Given that the state food procurement agencies were incompetent (as Heath notes, seized crops often rotted in train sidings as the centralised structure did not know where they were) this was particularly harmful as workers did not get enough food to survive from official sources. It alienated the peasants, harmed food production and diverted resources to stopping attempts at trade. Luckily for the Bolsheviks, the Whites made no attempt to hide their desire to restore the landlords and so made them slightly more appealing to the bulk of the peasantry.
Ideology played its part. Marxism has two somewhat contradictory definitions of capitalism. The first is in volume 1 of Capital and stresses that capitalism is marked by wage-labour, not exchange. This implies that exploitation happens in production. The second can be found in The Poverty of Philosophy (and elsewhere) and this stresses that the market itself is the problem (hence oxymorons like “self-managed capitalism”). This implies that exploitation happens in exchange. Like most Marxists, the Bolsheviks subscribed to the second definition and singularly failed to recognise that peasants exchanging the product of their labour is not capitalistic.
It also did not help that the Bolsheviks were completely ignorant of village life and so exaggerated the number of farmers hiring wage-workers before 1917 (the kulaks). They were also failed to recognise the levelling effects of the revolution which reduced the small number of kulaks even more. Instead of listening to the Left-SRs (who did have a base in both peasantry and workers) they implemented an ideologically driven policy of “poor peasant committees” which were a disaster and soon ended (once the damage was done). These committees did, though, have the advantage of allowing the Bolsheviks to pack the 5th All-Russian Congress of Soviets so denying the Left-SRs their majority, but is another story…

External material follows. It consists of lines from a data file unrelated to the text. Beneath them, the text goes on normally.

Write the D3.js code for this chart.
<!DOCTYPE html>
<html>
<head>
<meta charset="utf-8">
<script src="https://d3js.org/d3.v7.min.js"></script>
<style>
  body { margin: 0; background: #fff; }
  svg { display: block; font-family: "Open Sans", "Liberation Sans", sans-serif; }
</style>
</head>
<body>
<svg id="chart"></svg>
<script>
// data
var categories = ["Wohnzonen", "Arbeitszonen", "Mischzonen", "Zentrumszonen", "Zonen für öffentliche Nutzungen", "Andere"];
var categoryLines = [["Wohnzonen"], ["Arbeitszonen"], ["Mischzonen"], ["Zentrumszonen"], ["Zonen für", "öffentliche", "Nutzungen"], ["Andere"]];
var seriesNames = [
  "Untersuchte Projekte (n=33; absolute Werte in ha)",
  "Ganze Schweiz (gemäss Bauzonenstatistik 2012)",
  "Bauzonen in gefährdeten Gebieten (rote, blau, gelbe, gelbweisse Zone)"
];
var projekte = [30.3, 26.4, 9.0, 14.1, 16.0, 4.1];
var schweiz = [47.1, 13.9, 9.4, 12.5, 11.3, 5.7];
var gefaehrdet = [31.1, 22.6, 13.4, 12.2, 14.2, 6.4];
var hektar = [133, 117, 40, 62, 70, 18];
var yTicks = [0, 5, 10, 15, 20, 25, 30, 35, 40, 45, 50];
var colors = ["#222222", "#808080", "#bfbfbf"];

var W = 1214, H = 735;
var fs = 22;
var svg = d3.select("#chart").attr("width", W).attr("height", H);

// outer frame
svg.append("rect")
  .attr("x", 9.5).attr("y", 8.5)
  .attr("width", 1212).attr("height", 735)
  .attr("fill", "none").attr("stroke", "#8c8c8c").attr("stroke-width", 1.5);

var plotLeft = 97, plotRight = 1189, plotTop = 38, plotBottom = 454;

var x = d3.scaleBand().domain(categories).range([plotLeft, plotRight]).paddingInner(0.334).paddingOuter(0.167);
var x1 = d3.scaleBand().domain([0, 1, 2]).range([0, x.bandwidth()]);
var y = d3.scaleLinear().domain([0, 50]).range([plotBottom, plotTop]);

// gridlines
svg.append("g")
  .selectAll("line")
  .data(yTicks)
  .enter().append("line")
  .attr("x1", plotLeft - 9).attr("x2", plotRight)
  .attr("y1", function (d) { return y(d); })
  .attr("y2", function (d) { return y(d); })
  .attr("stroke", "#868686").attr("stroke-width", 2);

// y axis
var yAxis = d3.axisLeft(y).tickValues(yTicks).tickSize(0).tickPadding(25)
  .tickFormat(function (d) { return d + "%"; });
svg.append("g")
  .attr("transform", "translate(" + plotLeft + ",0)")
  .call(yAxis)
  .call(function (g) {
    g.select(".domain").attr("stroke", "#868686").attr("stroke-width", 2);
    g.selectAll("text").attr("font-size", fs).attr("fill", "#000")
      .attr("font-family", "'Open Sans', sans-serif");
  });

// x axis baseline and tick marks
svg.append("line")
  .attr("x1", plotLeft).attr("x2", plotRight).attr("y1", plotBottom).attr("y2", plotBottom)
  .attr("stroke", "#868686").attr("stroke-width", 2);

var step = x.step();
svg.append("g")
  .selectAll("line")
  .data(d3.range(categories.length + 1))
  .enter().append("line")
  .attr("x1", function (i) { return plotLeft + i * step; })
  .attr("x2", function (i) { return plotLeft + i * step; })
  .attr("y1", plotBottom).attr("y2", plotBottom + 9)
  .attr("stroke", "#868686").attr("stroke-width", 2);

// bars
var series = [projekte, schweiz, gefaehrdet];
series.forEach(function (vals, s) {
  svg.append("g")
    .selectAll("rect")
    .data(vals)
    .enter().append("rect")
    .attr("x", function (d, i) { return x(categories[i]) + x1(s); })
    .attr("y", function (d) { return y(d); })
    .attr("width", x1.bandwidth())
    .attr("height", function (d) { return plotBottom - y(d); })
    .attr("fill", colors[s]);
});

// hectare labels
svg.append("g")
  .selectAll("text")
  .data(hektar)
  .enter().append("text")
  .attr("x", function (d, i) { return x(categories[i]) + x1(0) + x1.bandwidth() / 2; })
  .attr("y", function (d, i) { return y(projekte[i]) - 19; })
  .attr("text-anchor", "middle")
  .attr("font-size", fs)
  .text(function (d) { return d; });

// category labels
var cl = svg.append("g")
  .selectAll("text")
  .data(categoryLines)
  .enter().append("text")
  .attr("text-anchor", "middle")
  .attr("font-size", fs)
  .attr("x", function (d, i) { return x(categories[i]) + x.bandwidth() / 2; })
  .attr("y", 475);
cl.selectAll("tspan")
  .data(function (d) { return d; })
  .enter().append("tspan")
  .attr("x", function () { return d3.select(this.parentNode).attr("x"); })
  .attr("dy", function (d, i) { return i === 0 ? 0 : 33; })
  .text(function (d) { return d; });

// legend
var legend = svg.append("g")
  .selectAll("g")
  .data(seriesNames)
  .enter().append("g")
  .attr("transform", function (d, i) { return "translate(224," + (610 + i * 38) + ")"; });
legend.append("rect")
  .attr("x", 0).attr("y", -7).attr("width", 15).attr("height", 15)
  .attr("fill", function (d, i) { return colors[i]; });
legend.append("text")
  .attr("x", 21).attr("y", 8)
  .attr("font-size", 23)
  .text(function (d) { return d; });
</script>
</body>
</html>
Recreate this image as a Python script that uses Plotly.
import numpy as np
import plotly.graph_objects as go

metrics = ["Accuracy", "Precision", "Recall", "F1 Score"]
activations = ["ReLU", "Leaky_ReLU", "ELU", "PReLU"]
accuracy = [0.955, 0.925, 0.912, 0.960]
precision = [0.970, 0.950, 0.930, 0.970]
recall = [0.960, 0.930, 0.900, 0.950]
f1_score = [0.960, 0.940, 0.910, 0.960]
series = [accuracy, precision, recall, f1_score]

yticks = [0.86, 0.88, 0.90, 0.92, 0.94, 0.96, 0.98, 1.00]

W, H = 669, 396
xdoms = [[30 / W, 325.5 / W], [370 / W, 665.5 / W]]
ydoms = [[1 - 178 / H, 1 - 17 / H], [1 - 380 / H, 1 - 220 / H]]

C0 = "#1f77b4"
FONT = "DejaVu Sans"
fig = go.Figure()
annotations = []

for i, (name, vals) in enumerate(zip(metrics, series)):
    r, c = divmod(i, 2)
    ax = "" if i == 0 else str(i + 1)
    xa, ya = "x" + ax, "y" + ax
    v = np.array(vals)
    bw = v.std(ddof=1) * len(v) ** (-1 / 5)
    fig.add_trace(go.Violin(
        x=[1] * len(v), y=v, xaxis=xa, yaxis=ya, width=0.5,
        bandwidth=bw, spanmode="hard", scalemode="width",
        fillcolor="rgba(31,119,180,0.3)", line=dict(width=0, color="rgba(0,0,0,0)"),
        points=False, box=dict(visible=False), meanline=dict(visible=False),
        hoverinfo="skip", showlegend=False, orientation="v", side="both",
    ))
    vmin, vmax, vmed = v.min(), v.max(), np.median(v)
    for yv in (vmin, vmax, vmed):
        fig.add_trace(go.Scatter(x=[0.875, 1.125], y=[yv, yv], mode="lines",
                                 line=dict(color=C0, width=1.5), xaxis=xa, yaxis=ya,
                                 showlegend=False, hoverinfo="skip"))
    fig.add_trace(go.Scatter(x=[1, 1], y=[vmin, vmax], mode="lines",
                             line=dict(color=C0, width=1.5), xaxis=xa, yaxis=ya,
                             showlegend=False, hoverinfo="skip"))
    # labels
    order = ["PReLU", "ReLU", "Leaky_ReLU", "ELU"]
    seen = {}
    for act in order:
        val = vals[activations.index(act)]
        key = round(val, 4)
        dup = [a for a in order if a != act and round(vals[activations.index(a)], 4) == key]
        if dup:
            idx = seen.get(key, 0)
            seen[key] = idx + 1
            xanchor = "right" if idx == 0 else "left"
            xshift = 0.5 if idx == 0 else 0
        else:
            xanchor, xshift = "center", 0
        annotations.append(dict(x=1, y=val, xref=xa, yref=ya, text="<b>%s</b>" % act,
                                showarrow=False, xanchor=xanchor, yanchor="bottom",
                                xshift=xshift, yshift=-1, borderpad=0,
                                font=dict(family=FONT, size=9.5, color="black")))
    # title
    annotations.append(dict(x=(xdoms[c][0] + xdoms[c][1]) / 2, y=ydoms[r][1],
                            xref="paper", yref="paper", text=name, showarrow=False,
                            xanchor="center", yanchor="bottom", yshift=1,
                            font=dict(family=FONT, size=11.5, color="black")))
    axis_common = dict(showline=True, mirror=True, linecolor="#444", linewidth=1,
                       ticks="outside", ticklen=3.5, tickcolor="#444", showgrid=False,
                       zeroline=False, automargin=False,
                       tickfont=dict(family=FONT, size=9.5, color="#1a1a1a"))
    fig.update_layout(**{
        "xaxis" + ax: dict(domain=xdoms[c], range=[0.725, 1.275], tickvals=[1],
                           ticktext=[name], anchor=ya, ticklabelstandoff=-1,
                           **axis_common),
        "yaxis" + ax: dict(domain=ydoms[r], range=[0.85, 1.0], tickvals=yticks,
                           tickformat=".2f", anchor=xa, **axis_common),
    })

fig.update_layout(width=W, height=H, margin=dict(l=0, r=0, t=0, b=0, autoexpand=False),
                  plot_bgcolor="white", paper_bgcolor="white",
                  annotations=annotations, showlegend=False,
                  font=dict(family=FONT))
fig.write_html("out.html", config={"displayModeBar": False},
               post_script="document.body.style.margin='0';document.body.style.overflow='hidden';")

Heath, as a communist-anarchist, addresses the issue of the frequent calls for trade raised by workers and peasants. He rightly places these demands into their social context, namely in response to Bolshevik mismanagement and the recognition that peasants made up the vast bulk of the Russian working class. He, rightly, argues that the peasants and workers “were not in favour of a free market but of a more equitable and harmonious system of distributions and exchange” and so the demands were “similar to demands of workers for better pay and conditions.” He does admit that there is “an ambiguity here that cannot fully be resolved” and is right to argue that “when the masses go into struggle a fully revolutionary programme rarely emerges at once. All revolutions contain contradictions within them.”
As Heath would be the first to agree, communism cannot be imposed and if a revolution breaks out in a country dominated by peasants who seek to exchange their goods then that must be taken into account. Ultimately, revolutions rarely unfold as revolutionaries desire and workers in revolt often make what to revolutionaries seem like mistakes. However, these mistakes can be fixed or transcended at later stages by the masses themselves – unlike ideologically correct one imposed from above, as the Bolsheviks with their Marxist confusion over what defines capitalism.

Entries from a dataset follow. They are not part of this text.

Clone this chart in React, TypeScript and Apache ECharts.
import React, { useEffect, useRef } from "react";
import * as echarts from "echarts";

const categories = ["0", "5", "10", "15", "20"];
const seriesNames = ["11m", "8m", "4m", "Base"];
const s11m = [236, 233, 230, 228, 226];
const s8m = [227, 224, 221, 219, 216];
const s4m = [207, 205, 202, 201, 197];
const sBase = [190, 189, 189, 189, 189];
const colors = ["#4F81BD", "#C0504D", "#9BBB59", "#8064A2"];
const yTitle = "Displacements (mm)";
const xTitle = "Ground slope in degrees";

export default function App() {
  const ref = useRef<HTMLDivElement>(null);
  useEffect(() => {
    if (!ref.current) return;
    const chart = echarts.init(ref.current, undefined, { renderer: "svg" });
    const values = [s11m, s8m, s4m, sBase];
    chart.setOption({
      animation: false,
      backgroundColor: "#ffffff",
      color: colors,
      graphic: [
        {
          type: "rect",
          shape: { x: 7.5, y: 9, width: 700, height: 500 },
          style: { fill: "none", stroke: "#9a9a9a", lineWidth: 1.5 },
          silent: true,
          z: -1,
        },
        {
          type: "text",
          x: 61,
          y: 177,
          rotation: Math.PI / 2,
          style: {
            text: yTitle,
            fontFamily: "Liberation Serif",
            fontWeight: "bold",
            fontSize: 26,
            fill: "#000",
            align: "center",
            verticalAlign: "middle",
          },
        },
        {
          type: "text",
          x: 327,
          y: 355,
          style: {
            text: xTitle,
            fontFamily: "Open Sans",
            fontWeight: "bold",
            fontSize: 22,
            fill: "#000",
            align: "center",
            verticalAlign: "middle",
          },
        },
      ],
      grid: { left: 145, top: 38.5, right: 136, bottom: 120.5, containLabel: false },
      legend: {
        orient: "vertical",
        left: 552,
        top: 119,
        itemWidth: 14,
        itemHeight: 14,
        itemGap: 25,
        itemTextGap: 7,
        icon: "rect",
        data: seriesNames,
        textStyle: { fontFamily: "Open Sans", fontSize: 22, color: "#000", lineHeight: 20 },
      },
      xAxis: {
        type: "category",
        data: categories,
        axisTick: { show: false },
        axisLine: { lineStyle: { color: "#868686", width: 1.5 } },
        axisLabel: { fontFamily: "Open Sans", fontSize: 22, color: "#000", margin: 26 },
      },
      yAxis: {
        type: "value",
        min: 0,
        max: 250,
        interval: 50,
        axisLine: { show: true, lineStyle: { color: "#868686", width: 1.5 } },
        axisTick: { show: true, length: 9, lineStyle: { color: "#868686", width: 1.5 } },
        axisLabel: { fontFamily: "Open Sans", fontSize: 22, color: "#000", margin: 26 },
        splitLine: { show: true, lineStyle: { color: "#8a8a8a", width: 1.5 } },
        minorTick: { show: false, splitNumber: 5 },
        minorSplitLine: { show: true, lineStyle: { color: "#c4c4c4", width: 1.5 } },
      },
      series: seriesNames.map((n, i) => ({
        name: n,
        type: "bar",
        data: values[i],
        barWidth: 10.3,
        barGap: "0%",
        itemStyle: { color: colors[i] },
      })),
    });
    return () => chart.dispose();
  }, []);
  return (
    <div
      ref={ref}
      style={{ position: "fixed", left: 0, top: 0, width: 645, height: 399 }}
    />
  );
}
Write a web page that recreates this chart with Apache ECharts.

Of course, the modern-day Leninist apologist would argue that it was the breakdown of the urban economy which forced the Bolsheviks into the key policy of what is now termed “war communism” but was then just “communism”, the forced seizure of grain from the peasants. Suffice to say, this defence of Bolshevism is premised on the false assumption that Bolshevik industrial policy was unproblematic.
While the revolution did see a massive economic problems (which, incidentally, confirmed Kropotkin’s arguments in Conquest of Bread and elsewhere), Bolshevik prejudices in favour of centralisation and utilising state-capitalist institutions and against workers’ self-management all contributed to making the drop in industrial production fall worse (see section H.6.2 of An Anarchist FAQ). The pressing need was (as Kropotkin stressed) for decentralisation, local knowledge and mass participation, all of which was alien to Bolshevik ideology.
As Heath notes, the massive revolt of early 1921 forced the Bolsheviks to acknowledge reality to some degree and introduce the NEP. This, as the pamphlet correctly states, restored not only exchange but capitalism – unlike the peasant rebels and the Kronstadt sailors, it was not against the employment of wage-labour. Needless to say, this partial concession to popular economic demands was not meet by any concessions to popular political demands for genuine soviet democracy, freedom of speech, assembly, press and so forth. A step back from “war communism” economically was acceptable in order to secure (to quote Trotsky from 1927) “the Leninist principle, inviolable for every Bolshevik, that the dictatorship of the proletariat is and can be realised only through the dictatorship of the party.”
It must be noted that Bolshevik actions cannot be fully explained nor understood unless you realise that by late 1918 they had concluded that party dictatorship was an essential aspect of any successful revolution. Zinoviev, for example, was not shy in proclaiming it to the Communist International in 1920 while Trotsky was still wittering away about the “objective necessity” of “the party dictatorship” in 1937! So political ideology played its part, particularly in the vision of socialism (centralised planning), perspectives on the peasantry, the role of the party and the vanguard’s (self-proclaimed) embodiment of proletarian aspirations.
Such discussions are difficult to condense and such issues are somewhat outside the scope of the pamphlet. Given its aim, namely indicating peasant and worker resistance to the Bolsheviks, it does it task well. It gives a taste of popular movements during the Russian Revolution, movements which could have been the base of a socialist alternative to Bolshevik state-capitalism. It leaves you wanting to find out more and that raises an issue, namely that references are not as full as they could be. Given a reference as “in Skirda” makes it difficult to track them down, particularly when it’s the original French edition being pointed to! It would have been helpful to give page numbers to the AK Press translation in such cases.
Still, such issues are minor. As a pamphlet it can be nothing else than an introduction to these revolts. In this it achieves its aim well.